BEGIN
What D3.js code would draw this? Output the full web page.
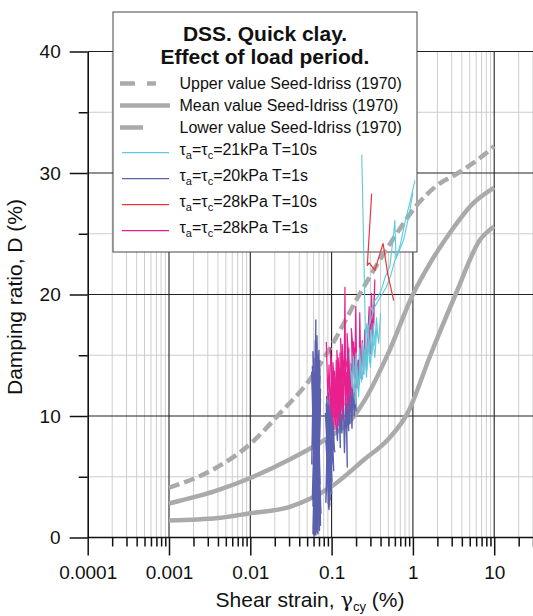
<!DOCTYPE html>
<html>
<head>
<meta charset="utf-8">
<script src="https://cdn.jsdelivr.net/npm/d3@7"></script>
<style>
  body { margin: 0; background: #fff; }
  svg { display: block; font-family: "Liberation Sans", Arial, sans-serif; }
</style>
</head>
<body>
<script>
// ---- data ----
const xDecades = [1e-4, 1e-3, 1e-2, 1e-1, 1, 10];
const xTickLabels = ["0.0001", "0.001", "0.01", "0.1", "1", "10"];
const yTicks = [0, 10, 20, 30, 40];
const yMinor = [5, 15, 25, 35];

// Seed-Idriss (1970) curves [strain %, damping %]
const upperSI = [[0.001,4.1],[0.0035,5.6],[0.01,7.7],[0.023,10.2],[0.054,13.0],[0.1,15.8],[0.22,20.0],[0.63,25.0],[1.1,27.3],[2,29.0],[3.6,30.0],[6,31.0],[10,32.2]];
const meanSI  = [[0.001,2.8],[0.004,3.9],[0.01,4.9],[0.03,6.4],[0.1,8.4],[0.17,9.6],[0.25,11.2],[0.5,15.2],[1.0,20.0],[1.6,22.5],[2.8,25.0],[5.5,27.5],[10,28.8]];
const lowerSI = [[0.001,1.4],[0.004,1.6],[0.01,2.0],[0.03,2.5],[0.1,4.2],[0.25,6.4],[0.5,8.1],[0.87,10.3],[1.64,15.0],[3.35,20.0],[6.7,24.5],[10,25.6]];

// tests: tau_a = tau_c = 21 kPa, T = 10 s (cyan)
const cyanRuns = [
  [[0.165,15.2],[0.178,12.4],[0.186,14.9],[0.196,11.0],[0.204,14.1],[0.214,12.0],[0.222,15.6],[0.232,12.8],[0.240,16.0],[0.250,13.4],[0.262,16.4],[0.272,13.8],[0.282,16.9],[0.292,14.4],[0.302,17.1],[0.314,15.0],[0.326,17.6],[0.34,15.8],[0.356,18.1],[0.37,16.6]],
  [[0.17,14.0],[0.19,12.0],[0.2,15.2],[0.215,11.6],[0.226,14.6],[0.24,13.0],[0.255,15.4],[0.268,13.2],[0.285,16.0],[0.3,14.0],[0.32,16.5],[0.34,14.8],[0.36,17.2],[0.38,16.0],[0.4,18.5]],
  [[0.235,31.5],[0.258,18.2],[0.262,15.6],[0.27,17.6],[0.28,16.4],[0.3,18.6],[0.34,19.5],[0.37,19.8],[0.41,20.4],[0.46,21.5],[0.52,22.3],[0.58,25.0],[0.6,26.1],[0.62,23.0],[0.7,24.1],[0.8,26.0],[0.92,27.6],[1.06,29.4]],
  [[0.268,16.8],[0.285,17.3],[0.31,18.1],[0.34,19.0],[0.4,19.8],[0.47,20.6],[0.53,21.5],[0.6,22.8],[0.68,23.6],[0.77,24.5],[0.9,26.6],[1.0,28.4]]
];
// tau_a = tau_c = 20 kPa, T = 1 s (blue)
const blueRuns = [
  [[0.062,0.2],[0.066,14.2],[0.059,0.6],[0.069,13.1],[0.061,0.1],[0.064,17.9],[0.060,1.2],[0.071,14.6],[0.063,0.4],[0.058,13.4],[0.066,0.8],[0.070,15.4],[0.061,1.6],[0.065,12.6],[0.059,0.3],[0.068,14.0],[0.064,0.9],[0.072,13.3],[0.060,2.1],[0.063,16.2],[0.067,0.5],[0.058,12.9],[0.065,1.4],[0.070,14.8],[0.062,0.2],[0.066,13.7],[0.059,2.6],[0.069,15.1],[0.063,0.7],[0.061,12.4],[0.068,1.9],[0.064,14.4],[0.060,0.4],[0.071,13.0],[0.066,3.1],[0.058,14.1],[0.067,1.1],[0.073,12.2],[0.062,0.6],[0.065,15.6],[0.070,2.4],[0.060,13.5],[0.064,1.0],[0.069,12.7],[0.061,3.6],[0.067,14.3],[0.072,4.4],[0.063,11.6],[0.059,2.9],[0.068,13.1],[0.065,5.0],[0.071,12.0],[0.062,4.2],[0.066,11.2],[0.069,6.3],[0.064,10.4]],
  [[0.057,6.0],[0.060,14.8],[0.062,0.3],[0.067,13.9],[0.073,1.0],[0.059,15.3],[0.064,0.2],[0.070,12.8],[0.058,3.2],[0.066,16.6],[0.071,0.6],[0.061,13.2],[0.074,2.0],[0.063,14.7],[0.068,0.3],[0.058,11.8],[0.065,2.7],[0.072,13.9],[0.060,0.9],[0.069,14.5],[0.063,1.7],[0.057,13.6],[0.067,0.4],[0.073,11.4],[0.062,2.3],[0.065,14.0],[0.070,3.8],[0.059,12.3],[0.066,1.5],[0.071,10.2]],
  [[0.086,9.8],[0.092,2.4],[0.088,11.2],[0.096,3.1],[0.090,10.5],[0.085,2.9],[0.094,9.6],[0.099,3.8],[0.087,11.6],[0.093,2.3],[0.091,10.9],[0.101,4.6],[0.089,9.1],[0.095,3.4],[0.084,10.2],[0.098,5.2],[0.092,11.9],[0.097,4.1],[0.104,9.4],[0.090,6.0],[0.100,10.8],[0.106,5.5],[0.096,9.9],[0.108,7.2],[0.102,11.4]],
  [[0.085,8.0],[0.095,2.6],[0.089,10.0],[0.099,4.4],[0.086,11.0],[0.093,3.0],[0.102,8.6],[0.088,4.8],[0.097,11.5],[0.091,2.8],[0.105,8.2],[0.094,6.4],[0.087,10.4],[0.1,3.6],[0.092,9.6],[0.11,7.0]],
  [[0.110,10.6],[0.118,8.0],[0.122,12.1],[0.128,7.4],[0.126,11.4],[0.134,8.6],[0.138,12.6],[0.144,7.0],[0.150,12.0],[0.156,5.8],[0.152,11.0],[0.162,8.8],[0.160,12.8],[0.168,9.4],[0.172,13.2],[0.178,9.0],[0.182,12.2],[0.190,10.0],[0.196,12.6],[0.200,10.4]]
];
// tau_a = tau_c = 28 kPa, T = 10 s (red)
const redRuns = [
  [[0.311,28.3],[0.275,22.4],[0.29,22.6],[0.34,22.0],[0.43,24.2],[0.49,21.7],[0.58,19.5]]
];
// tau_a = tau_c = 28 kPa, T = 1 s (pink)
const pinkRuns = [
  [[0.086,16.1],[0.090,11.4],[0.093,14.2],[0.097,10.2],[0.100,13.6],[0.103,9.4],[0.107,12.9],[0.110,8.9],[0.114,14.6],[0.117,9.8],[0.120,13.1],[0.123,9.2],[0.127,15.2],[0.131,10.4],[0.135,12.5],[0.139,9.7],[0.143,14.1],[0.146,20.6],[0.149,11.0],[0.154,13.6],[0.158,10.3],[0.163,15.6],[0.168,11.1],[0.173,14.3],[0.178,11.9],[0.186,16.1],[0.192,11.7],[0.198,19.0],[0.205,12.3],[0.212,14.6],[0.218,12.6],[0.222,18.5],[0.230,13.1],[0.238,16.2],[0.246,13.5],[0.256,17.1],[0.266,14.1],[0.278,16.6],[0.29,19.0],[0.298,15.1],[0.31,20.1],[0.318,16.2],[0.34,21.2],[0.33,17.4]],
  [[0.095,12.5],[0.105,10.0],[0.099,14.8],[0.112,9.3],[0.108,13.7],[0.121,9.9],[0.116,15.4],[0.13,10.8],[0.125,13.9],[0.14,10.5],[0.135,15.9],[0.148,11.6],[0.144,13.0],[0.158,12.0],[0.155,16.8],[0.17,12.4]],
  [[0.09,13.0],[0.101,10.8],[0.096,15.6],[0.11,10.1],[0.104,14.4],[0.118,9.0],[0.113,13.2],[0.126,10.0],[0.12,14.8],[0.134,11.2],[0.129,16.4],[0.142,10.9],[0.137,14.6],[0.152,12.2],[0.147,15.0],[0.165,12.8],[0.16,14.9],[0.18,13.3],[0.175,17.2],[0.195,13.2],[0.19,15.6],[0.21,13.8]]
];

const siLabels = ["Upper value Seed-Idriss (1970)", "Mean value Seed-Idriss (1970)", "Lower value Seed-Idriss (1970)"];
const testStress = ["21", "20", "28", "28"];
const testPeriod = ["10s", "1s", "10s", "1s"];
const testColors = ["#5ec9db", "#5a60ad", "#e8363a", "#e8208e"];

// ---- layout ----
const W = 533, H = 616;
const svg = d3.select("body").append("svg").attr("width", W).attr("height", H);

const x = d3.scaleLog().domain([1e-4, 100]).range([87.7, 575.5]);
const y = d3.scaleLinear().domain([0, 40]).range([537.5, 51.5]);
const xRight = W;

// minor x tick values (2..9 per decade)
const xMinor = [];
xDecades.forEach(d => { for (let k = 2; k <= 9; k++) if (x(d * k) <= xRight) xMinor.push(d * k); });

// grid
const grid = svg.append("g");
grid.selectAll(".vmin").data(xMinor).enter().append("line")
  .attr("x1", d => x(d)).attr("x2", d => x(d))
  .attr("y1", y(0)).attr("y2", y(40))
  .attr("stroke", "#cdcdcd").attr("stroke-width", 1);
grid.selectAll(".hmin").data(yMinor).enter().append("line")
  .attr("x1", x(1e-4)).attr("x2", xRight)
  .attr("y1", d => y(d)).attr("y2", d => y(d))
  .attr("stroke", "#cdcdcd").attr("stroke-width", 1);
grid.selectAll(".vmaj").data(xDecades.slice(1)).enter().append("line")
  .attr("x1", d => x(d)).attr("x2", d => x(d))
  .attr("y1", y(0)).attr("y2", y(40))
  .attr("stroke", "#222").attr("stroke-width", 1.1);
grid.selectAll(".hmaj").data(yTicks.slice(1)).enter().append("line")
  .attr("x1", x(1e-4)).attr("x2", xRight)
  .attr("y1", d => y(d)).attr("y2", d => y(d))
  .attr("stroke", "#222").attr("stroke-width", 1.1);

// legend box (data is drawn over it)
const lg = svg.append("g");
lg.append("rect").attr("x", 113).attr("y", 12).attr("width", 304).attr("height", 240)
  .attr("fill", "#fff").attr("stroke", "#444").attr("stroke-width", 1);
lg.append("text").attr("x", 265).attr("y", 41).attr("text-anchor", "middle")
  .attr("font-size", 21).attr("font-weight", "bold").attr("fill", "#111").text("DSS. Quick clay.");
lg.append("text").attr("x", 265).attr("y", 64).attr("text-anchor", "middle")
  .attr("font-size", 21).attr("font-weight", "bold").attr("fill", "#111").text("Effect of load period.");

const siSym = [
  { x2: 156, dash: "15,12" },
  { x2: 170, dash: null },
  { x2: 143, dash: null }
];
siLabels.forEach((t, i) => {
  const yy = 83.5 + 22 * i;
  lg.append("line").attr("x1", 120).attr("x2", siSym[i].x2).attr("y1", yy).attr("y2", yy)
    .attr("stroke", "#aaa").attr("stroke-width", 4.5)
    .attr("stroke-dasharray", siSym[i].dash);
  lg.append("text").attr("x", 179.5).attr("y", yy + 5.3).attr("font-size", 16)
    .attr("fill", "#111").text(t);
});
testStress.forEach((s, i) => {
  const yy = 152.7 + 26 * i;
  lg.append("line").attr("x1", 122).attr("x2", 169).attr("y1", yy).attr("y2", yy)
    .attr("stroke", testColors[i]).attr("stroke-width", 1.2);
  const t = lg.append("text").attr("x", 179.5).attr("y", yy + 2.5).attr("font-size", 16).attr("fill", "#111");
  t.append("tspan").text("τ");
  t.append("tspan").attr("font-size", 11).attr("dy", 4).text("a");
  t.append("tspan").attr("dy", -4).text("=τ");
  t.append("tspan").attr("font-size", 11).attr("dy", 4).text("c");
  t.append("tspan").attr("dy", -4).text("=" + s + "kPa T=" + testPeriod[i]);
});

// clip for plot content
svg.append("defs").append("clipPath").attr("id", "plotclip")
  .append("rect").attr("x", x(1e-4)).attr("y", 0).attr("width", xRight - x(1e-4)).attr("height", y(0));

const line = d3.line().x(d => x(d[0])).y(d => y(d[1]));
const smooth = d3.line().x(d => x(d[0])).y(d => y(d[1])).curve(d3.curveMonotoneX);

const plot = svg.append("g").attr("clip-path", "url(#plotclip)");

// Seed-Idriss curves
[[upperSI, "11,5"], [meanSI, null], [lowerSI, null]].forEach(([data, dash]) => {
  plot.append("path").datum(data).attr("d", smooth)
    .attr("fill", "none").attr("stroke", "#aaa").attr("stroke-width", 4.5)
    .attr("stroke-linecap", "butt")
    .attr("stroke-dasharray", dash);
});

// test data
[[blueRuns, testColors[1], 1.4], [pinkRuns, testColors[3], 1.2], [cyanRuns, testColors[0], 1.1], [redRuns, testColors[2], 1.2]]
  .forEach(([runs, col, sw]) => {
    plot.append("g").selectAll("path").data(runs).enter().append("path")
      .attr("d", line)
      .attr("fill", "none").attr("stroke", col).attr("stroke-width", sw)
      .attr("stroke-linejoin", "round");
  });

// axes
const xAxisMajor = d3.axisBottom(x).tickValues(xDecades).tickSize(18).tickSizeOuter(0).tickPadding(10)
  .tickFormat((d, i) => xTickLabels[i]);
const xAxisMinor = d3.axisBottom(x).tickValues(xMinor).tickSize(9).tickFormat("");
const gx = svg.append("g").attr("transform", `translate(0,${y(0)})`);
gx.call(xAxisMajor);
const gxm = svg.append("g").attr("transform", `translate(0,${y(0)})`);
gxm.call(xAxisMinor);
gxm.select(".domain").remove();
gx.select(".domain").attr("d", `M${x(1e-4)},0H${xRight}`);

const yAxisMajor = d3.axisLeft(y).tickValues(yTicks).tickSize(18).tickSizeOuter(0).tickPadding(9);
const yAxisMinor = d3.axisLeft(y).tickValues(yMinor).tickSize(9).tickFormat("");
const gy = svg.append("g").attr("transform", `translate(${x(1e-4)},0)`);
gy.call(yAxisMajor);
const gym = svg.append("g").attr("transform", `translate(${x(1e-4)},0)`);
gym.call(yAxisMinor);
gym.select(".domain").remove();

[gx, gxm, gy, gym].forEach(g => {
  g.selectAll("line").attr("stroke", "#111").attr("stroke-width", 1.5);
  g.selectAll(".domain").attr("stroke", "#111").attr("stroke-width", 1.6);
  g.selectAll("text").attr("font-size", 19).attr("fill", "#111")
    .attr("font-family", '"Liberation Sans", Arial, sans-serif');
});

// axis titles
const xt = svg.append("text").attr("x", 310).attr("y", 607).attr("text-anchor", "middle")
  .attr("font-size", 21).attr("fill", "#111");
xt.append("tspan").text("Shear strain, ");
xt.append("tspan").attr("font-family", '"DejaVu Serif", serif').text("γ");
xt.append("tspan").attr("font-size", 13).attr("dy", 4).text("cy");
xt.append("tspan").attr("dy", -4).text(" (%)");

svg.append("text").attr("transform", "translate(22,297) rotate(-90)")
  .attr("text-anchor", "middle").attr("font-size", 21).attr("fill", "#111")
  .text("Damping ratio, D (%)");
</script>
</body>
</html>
END
BEGIN
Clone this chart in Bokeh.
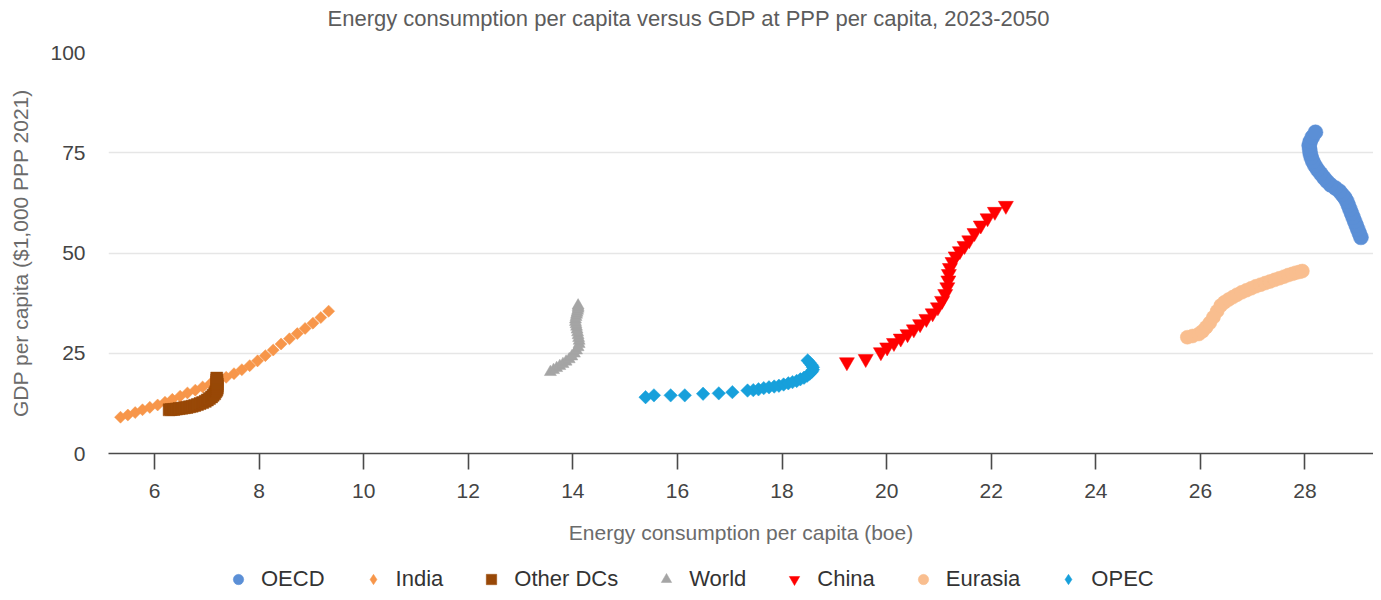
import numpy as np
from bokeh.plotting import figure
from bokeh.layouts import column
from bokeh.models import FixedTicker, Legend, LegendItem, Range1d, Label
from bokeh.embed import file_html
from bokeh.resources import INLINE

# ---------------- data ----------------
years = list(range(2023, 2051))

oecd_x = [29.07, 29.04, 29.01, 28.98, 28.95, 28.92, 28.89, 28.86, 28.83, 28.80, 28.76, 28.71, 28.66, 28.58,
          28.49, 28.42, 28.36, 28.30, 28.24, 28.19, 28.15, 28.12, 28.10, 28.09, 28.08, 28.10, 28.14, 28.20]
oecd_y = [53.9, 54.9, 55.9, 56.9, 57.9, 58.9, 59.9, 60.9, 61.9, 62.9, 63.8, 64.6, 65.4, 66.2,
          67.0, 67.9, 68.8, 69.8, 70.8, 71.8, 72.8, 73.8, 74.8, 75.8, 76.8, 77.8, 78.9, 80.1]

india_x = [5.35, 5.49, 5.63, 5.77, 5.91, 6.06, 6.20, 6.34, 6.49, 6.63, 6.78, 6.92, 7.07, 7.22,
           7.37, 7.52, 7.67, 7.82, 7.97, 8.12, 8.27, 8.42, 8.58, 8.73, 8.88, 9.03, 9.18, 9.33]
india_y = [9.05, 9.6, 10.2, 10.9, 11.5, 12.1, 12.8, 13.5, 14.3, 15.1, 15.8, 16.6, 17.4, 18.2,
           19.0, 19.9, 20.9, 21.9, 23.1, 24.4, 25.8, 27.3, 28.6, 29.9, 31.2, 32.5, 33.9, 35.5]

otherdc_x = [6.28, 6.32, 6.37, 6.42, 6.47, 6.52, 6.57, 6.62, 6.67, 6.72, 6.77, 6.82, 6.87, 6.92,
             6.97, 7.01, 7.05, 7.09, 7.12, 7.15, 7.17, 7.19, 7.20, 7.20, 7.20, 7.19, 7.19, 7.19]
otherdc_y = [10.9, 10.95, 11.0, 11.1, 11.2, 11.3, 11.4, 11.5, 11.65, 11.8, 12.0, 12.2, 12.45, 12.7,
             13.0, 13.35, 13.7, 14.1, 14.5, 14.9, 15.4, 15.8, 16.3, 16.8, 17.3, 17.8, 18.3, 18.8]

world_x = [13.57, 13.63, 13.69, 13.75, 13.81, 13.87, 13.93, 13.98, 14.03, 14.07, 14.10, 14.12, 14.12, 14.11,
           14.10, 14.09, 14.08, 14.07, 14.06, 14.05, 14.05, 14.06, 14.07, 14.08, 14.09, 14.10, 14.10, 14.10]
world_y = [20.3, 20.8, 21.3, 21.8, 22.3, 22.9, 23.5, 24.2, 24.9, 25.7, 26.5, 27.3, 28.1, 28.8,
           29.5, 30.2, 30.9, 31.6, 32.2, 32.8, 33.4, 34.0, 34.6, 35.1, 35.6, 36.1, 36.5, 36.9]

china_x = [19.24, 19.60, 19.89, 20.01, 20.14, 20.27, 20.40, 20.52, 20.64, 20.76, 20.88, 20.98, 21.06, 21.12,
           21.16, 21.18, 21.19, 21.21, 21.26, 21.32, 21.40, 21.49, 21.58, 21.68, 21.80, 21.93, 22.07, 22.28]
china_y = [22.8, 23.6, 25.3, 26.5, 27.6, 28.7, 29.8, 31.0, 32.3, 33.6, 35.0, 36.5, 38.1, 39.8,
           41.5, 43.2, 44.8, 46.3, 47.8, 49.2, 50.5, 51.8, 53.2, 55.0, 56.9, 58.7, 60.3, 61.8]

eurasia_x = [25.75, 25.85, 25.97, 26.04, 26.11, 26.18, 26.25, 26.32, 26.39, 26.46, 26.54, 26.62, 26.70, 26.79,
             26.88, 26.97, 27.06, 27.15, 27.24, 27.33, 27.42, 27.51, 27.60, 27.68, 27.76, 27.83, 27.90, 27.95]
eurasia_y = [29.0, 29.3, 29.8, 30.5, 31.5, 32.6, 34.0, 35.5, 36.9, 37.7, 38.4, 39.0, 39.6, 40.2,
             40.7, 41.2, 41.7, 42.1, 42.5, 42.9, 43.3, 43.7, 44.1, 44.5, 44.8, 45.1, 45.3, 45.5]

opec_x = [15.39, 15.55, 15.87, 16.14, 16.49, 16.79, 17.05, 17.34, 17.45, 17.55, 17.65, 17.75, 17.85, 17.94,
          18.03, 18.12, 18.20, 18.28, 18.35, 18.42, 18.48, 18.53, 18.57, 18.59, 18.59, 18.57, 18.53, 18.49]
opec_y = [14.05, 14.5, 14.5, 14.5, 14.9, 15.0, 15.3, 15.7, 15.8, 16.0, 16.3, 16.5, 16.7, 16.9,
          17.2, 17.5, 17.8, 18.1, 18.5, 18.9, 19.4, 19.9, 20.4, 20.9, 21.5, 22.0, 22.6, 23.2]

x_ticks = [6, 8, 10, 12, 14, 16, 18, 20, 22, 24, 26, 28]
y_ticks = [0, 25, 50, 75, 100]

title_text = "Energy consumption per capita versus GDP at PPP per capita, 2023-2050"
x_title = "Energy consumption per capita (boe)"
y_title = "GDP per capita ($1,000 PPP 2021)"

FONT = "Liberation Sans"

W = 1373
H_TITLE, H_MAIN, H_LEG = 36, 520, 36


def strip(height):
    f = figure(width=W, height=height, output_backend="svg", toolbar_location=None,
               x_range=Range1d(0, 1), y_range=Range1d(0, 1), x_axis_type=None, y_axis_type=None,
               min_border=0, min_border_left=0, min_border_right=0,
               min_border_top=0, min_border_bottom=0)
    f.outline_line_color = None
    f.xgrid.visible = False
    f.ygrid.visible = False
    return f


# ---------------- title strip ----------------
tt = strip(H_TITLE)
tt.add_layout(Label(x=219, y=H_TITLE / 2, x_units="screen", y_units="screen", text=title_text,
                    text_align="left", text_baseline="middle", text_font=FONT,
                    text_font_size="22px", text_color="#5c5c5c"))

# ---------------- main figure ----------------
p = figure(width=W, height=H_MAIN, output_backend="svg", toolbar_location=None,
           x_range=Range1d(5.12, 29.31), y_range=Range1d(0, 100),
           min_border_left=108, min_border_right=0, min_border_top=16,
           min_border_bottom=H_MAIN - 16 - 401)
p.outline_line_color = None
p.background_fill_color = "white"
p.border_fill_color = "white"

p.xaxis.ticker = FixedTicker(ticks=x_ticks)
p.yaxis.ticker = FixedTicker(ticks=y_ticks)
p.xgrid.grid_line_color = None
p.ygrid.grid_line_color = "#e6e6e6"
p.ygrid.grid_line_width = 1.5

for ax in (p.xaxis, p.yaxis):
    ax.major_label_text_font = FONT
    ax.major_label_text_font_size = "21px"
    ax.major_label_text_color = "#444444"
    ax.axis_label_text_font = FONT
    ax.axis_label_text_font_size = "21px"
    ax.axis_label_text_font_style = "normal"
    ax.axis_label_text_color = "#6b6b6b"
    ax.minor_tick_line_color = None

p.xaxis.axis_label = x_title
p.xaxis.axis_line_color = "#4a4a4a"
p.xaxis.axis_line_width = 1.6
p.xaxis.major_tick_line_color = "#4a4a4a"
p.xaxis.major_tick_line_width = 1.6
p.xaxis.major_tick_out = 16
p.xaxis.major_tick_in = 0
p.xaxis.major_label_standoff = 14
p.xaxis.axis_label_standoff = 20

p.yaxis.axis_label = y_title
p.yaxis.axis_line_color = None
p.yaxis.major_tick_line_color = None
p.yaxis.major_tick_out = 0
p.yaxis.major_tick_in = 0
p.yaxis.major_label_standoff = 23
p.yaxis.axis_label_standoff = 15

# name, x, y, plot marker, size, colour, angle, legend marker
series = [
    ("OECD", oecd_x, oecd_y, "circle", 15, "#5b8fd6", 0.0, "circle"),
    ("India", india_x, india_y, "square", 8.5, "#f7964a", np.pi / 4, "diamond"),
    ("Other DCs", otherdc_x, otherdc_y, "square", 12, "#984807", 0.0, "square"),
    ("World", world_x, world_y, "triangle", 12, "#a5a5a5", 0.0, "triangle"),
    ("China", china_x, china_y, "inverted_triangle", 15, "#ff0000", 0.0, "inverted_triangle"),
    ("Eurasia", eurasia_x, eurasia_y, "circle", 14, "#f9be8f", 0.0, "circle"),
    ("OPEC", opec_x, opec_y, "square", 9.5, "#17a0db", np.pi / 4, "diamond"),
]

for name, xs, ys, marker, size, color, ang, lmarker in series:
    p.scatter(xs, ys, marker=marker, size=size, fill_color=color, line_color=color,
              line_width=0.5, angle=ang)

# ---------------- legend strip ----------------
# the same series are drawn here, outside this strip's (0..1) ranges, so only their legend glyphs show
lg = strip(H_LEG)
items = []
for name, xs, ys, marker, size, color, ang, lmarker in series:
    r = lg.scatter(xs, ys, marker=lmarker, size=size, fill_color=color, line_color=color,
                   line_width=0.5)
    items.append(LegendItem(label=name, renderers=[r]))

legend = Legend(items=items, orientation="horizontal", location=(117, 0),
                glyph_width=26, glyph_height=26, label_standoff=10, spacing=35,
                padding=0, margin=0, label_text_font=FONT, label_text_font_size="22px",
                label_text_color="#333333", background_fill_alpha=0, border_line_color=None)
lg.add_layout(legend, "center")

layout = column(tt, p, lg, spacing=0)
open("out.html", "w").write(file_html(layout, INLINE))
END
◆ **Given request**
Starting at the line containing "Clone this chart in Bokeh." and stopping after the line containing "17.8, 18.3, 18.8]", give the lines again exactly and leave out every image.

◆ **Reply**
Clone this chart in Bokeh.
import numpy as np
from bokeh.plotting import figure
from bokeh.layouts import column
from bokeh.models import FixedTicker, Legend, LegendItem, Range1d, Label
from bokeh.embed import file_html
from bokeh.resources import INLINE

# ---------------- data ----------------
years = list(range(2023, 2051))

oecd_x = [29.07, 29.04, 29.01, 28.98, 28.95, 28.92, 28.89, 28.86, 28.83, 28.80, 28.76, 28.71, 28.66, 28.58,
          28.49, 28.42, 28.36, 28.30, 28.24, 28.19, 28.15, 28.12, 28.10, 28.09, 28.08, 28.10, 28.14, 28.20]
oecd_y = [53.9, 54.9, 55.9, 56.9, 57.9, 58.9, 59.9, 60.9, 61.9, 62.9, 63.8, 64.6, 65.4, 66.2,
          67.0, 67.9, 68.8, 69.8, 70.8, 71.8, 72.8, 73.8, 74.8, 75.8, 76.8, 77.8, 78.9, 80.1]

india_x = [5.35, 5.49, 5.63, 5.77, 5.91, 6.06, 6.20, 6.34, 6.49, 6.63, 6.78, 6.92, 7.07, 7.22,
           7.37, 7.52, 7.67, 7.82, 7.97, 8.12, 8.27, 8.42, 8.58, 8.73, 8.88, 9.03, 9.18, 9.33]
india_y = [9.05, 9.6, 10.2, 10.9, 11.5, 12.1, 12.8, 13.5, 14.3, 15.1, 15.8, 16.6, 17.4, 18.2,
           19.0, 19.9, 20.9, 21.9, 23.1, 24.4, 25.8, 27.3, 28.6, 29.9, 31.2, 32.5, 33.9, 35.5]

otherdc_x = [6.28, 6.32, 6.37, 6.42, 6.47, 6.52, 6.57, 6.62, 6.67, 6.72, 6.77, 6.82, 6.87, 6.92,
             6.97, 7.01, 7.05, 7.09, 7.12, 7.15, 7.17, 7.19, 7.20, 7.20, 7.20, 7.19, 7.19, 7.19]
otherdc_y = [10.9, 10.95, 11.0, 11.1, 11.2, 11.3, 11.4, 11.5, 11.65, 11.8, 12.0, 12.2, 12.45, 12.7,
             13.0, 13.35, 13.7, 14.1, 14.5, 14.9, 15.4, 15.8, 16.3, 16.8, 17.3, 17.8, 18.3, 18.8]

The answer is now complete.